50 States, 50 Fixes is a series about local solutions to environmental problems. More to come this year.


Renewable, reliable and relatively free of pollution, geothermal heating is possible in Boise because of fault lines that expose groundwater to hot rocks, heating water to around 170 degrees Fahrenheit, or about 77 degrees Celsius. The water is drawn from wells in nearby foothills into a closed-loop network of pipes that reach into buildings, before going back to the aquifer to be heated again.

In each building, the geothermal heat is transferred to water in separate adjoining pipes, which distribute the heat throughout the building.

“We pump the water up, we borrow the heat for buildings, and then we put it right back in the aquifer again,” said Tina Riley, Boise’s geothermal development coordinator.

The number of buildings the city of Boise heats this way has grown more than sixfold in the last 40 years, with more growth on the way. One result of the expansion is cleaner air. In 2024, city officials calculated that geothermal heat had resulted in 6,500 fewer metric tons of carbon dioxide emissions annually, the equivalent of removing 1,500 cars from the road each year.

“There is a lot of demand for clean, affordable, local energy,” Ms. Riley said. “There’s a degree of energy independence that comes with this as well.”

Boiseans began using this natural resource to heat buildings in the 1890s, after drilling wells into aquifers that yielded hundreds of thousands of gallons of piping hot water a day. The water heated pools and baths at the local swimming pool, a Victorian mansion belonging to the head of the water company and, eventually, hundreds of homes in an area that was christened the Boise Warm Springs Water District.

Things might’ve ended there were it not for the oil crisis in the 1970s, which prompted officials to seek a more affordable form of energy.

“At that point in time, the Boise Warm Springs District had been thriving for almost 100 years,” Ms. Riley said. “So that’s what we looked at to then say, ‘Let’s do the same thing.’”

Today, there are four separately run geothermal water systems in Boise: one run by the city, another by the Boise Warm Springs District and two more that serve the Capitol and U.S. Department of Veterans Affairs buildings.

The city’s system is operated as a utility, funded by the sale of water rather than by taxpayers. Ms. Riley said the price of the heat was roughly comparable to that of natural gas, depending on the efficiency of buildings, but cost less when used in tandem with heat pumps.

Over in the Boise Warm Springs Water District, Scott Lewis, a technician, said that geothermal heat was especially cost-effective for warming old Victorian homes that hadn’t been weatherized.

It all amounts to less stress on the power grid because it uses minimal electricity, he said. It costs the district $1,800 a month to power the water pumps that provide heat to more than one million square feet of space. Expansion of the geothermal networks has been limited by what the aquifer can provide, but Mr. Lewis said the district was looking to add another 30 homes to the network to help meet demand.
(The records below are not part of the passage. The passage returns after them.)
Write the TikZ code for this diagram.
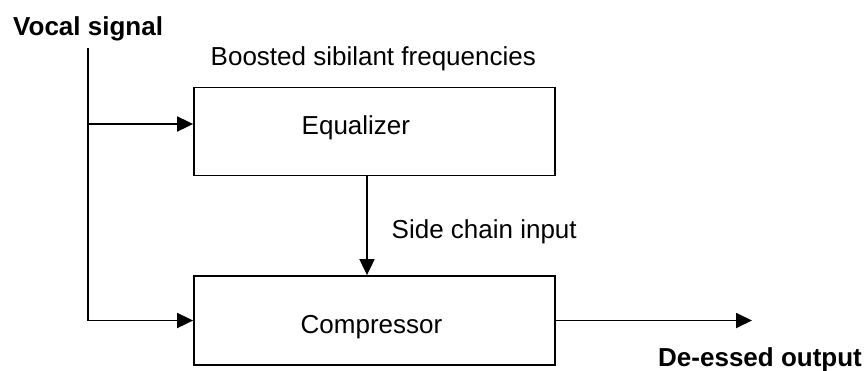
\documentclass[tikz,border=0pt]{standalone}
\usepackage{fontspec}
\setmainfont{Liberation Sans}
\usetikzlibrary{arrows.meta}
\begin{document}
\begin{tikzpicture}[x=1pt,y=-1pt,
  line/.style={line width=1.8pt},
  arr/.style={line, -{Triangle[length=16pt,width=15pt]}},
  box/.style={draw, line width=1.8pt, rectangle, inner sep=0pt},
  txt/.style={font=\fontsize{26}{31}\selectfont, inner sep=0pt, anchor=base west},
  btxt/.style={txt, font=\fontsize{26}{31}\selectfont\bfseries}]
\useasboundingbox (0,0) rectangle (866,370);
% boxes
\node[box, minimum width=361pt, minimum height=88pt] (eq) at (374.5,131.5) {};
\node[box, minimum width=361pt, minimum height=89pt] (comp) at (374.5,320.5) {};
% texts
\node[txt] (eqt) at (301.5,134) {Equalizer};
\node[txt] (compt) at (300.5,333) {Compressor};
\node[btxt] (vs) at (13,35) {Vocal signal};
\node[txt] (bsf) at (210.5,65) {Boosted sibilant frequencies};
\node[txt] (sci) at (391.5,238) {Side chain input};
\node[btxt] (deo) at (658,366) {De-essed output};
% connectors
\coordinate (vtop) at (88,48);
\coordinate (vj) at (88,124);
\coordinate (vc) at (88,320.5);
\coordinate (out) at (752,320.5);
\draw[line] (vtop) -- (vj);
\draw[arr] (vj) -- (vj -| eq.west);
\draw[arr, line join=miter] (vj) -- (vc) -- (comp.west);
\draw[arr] ([xshift=-7.5pt]eq.south) -- ([xshift=-7.5pt]comp.north);
\draw[arr] (comp.east) -- (out);
\end{tikzpicture}
\end{document}
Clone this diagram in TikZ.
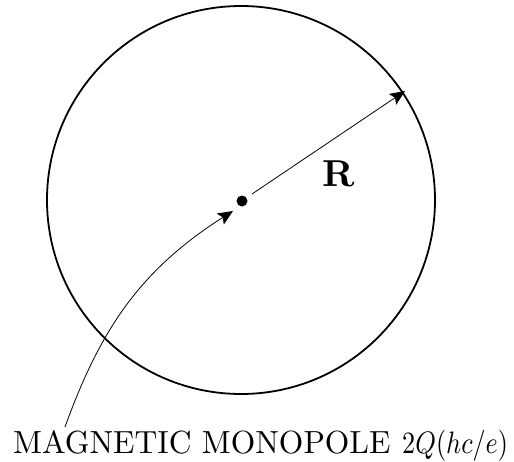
\documentclass[tikz,border=0pt]{standalone}
\usetikzlibrary{arrows.meta}
\begin{document}
\begin{tikzpicture}[x=1pt,y=-1pt,
  rim/.style={line width=1.8pt},
  thinarrow/.style={line width=0.8pt,-{Stealth[length=15pt,width=13pt,inset=3pt]}},
  lbl/.style={inner sep=0pt,anchor=base}]
\useasboundingbox (0,0) rectangle (514,461);
\draw[rim] (241,200) circle[radius=194];
\fill (242,201) circle[radius=5.5];
\coordinate (rimpt) at (405,91);
\coordinate (start) at (252,194);
\draw[thinarrow] (start) -- (rimpt);
\node[lbl] (R) at (339,186) {\scalebox{3.75}{\bfseries R}};
\coordinate (foot) at (65,427);
\coordinate (head) at (233,211);
\draw[thinarrow] (foot) .. controls (100,330) and (140,270) .. (head);
\node[lbl,anchor=base west] (mono) at (13,453) {\scalebox{3.15}[3.2]{MAGNETIC MONOPOLE}};
\node[lbl,anchor=base west] (charge) at (402,453) {\scalebox{2.62}[3.1]{$2Q(hc/e)$}};
\end{tikzpicture}
\end{document}
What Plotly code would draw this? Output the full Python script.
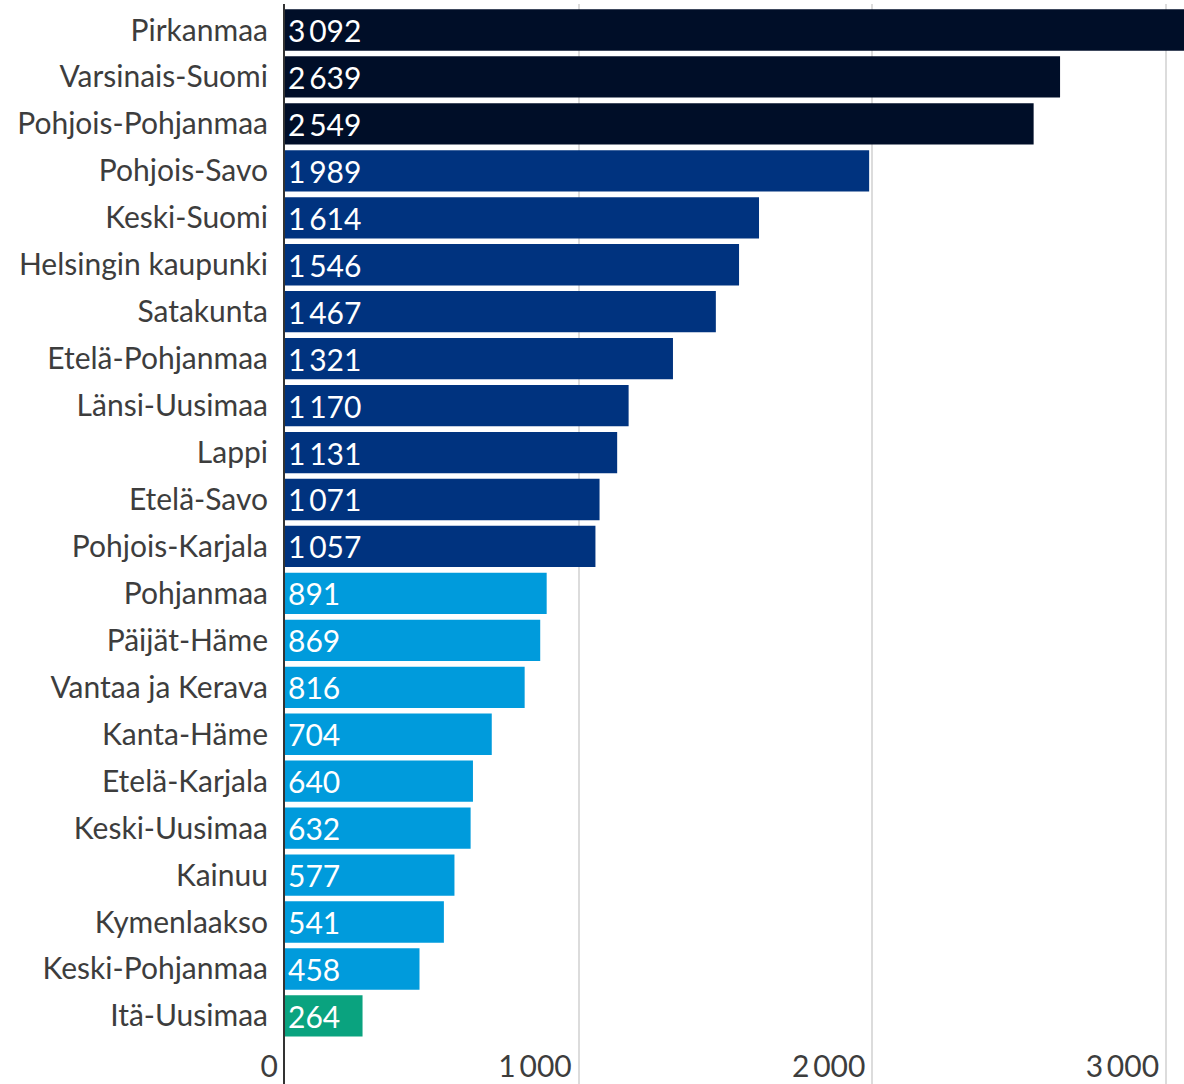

“It is actually very desired, especially around this area,” he said. “We find a lot of people are really environmentally conscious around here.”

The heating system has even made Boise a destination, drawing visitors from Iceland, Croatia and Australia.

“We’ve had people from all over the world,” Mr. Lewis said. “We love just letting everybody know about our little geothermal system that we have here.”